On Friday, President Kenyatta, who is the Commander-in-Chief of the Kenya Defence Forces, was full of praise for the retiring general. “I take this opportunity to thank Karangi for his dedicated service to Kenya that was marked by diligence, great commitment, humility and patriotism”.
The President said Karangi “leaves our Defence Forces in a much better place both professionally and operationally.” The 64-year-old Karangi, who also served as Vice-Chief of General Staff, became the first Chief of Kenya Defence Forces under the new constitutional dispensation.

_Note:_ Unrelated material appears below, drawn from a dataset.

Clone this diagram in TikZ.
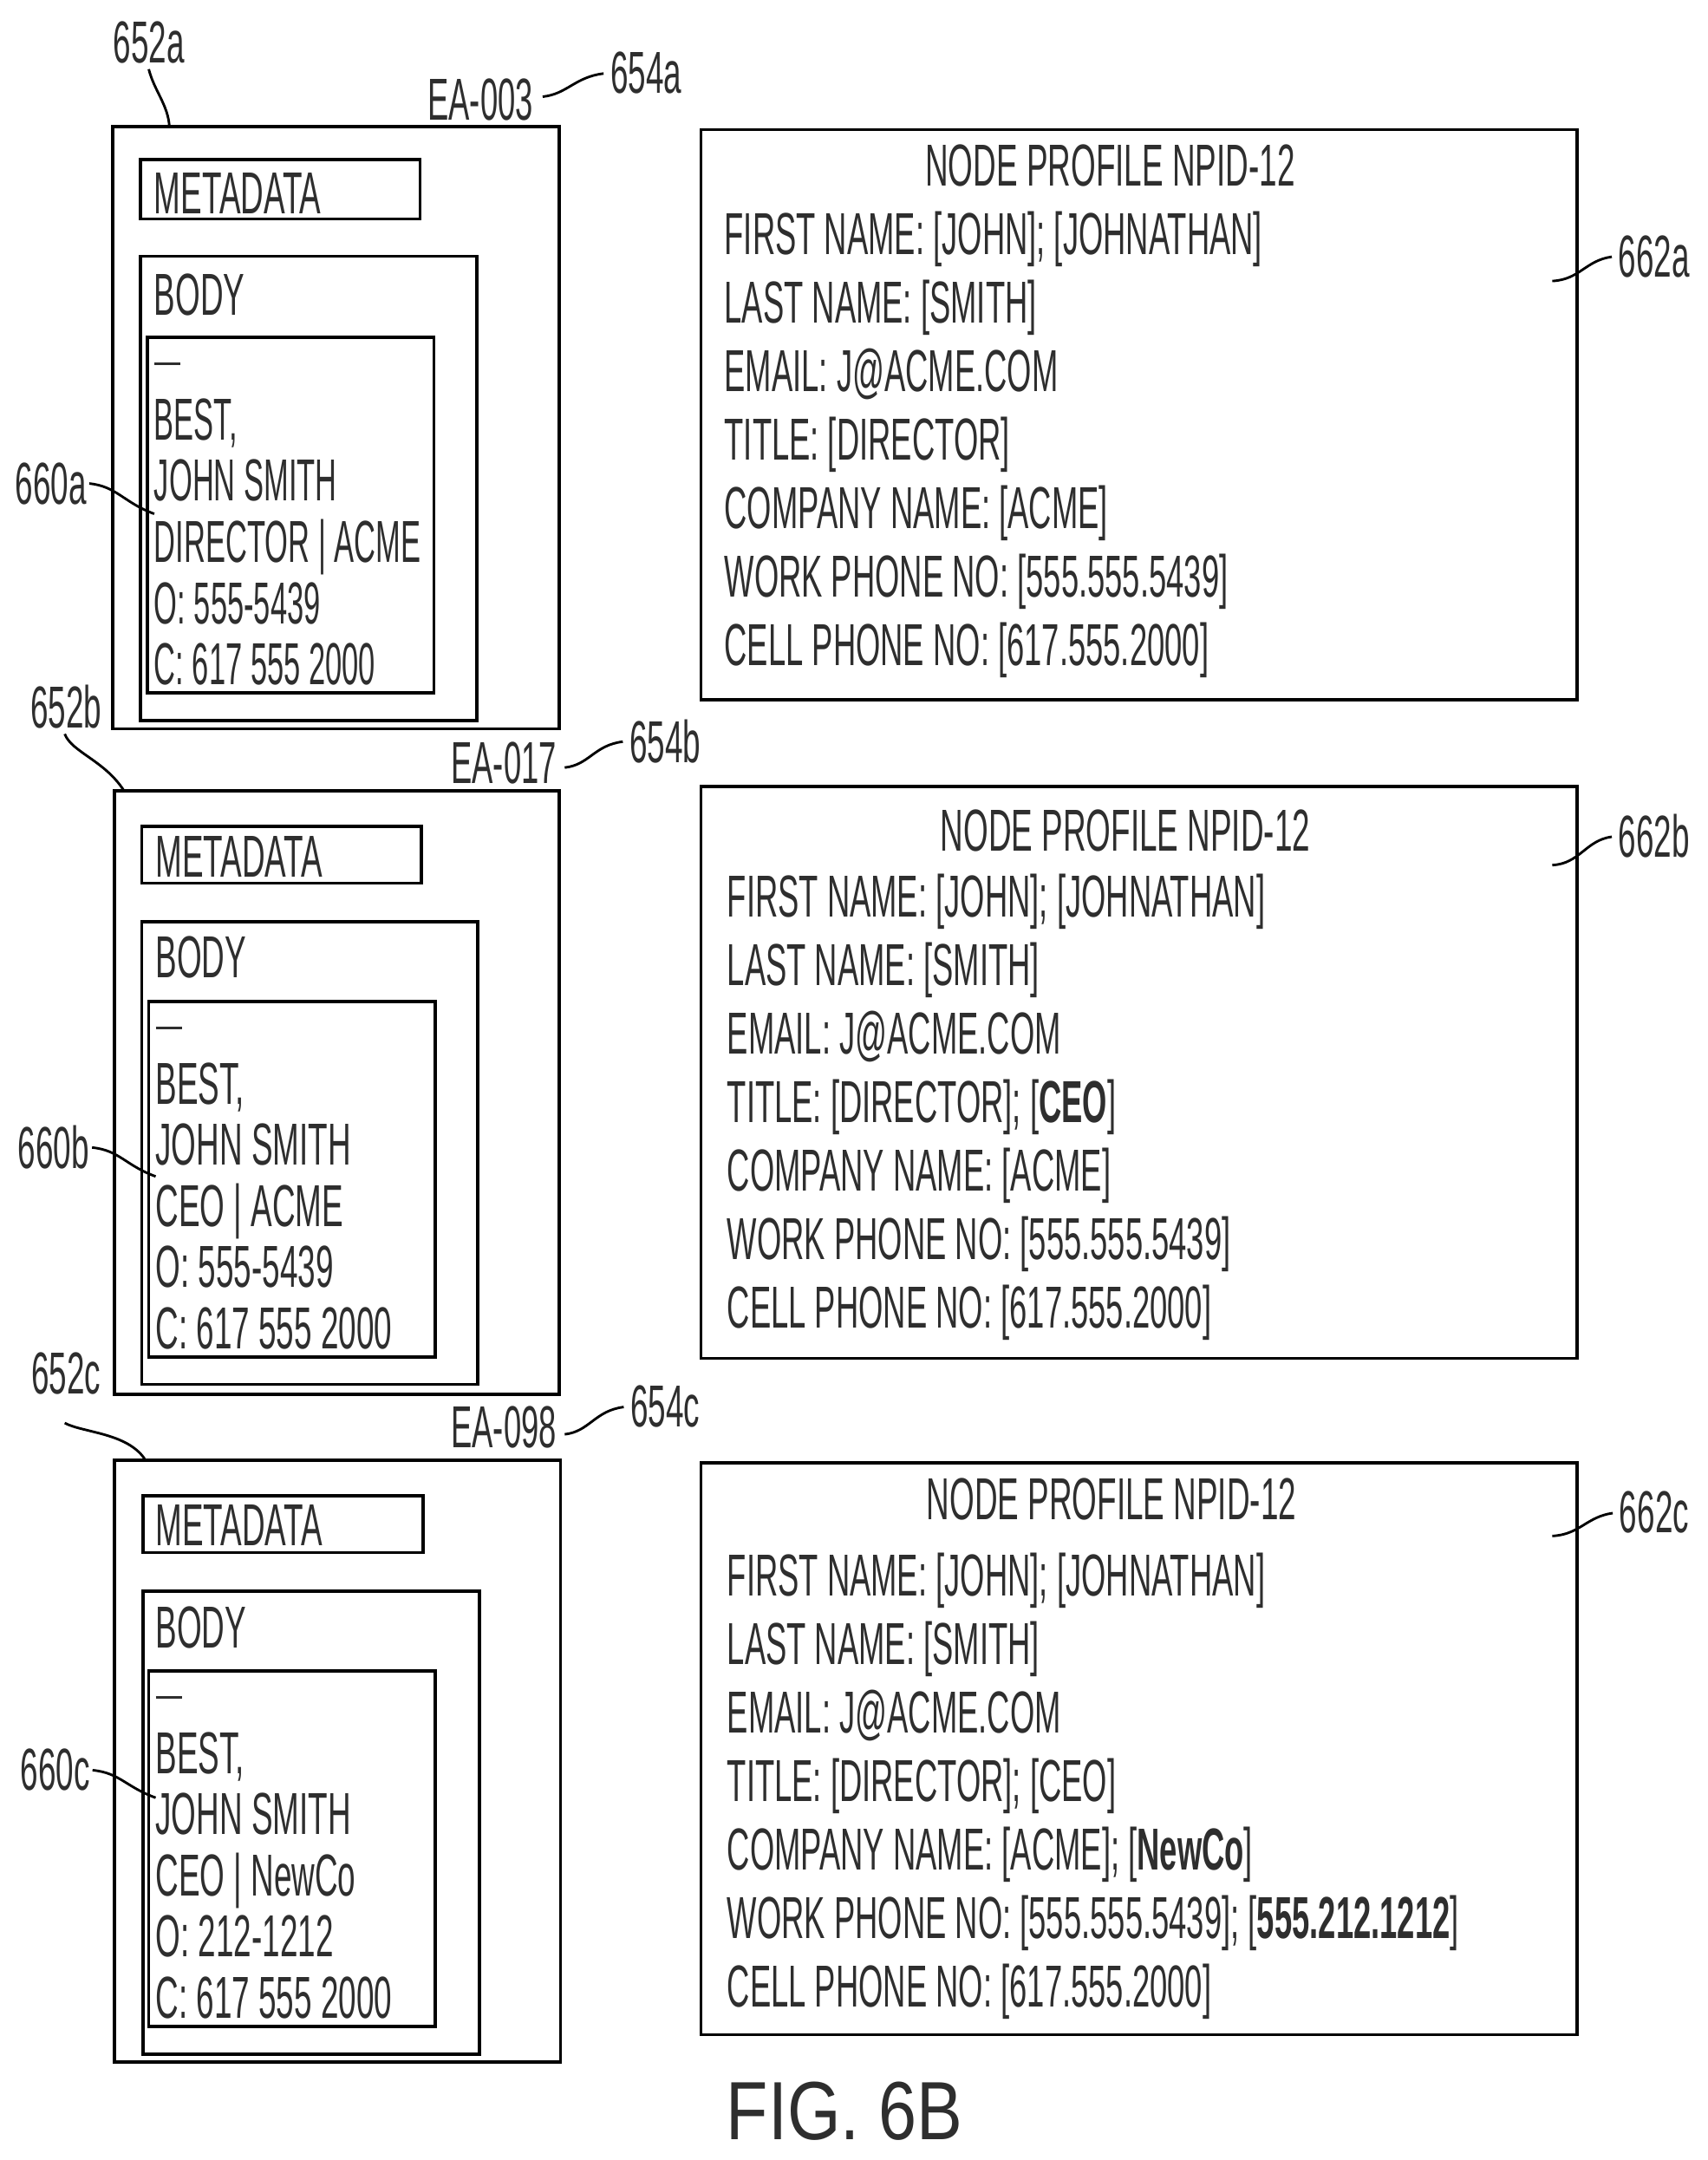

The new Constitution replaced Kenya Armed Forces with Kenya Defence Force, with the Chief of Kenya Defence Forces replacing the Chief of General Staff. Karangi’s extended stay in office was occasioned by a misunderstanding on the takeover of the troops at Somalia under Amisom. His stay in office, according to insiders, saw a number of senior officers retire early while keeping with internal administrative rules, popularly known as the Tonje Rules, named after former military chief General Daudi Tonje, who designed and implemented them.
Under the Tonje Rules, the CDF retires at 62 while lieutenant-generals and major-generals retire at 58 and 56 respectively if they are not promoted to the next rank. The rules are applicable to the CDF, the commanders of the Kenya Army, Kenya Air Force and the Kenya Navy. But an officer can retire at a younger age if he has been a service commander for four years. The Tonje Rules also allow the CDF position to rotate between the Army, Air Force and Navy. However, the rules are largely guidelines that are subject to change by the Commander-in-Chief.
Karangi became the first Kenyan general to be decorated by the US military in 2014 for his role in the KDF raid of Somalia. He was invited to the US by General Martin E Dempsey, the Chairman of the Joint Chiefs of Staff of the US Armed Forces, where he held talks on the prevailing security situation in the region.
The retiring CDF also inspected a guard of honour at the Pentagon. “While at the Pentagon the CDF was awarded the prestigious Legion of Merit Medal in a colourful ceremony presided over by General Dempsey. This award was given in recognition of his efforts in stabilising Somalia and degrading the capacity of Al-Shabaab,” says DOD website.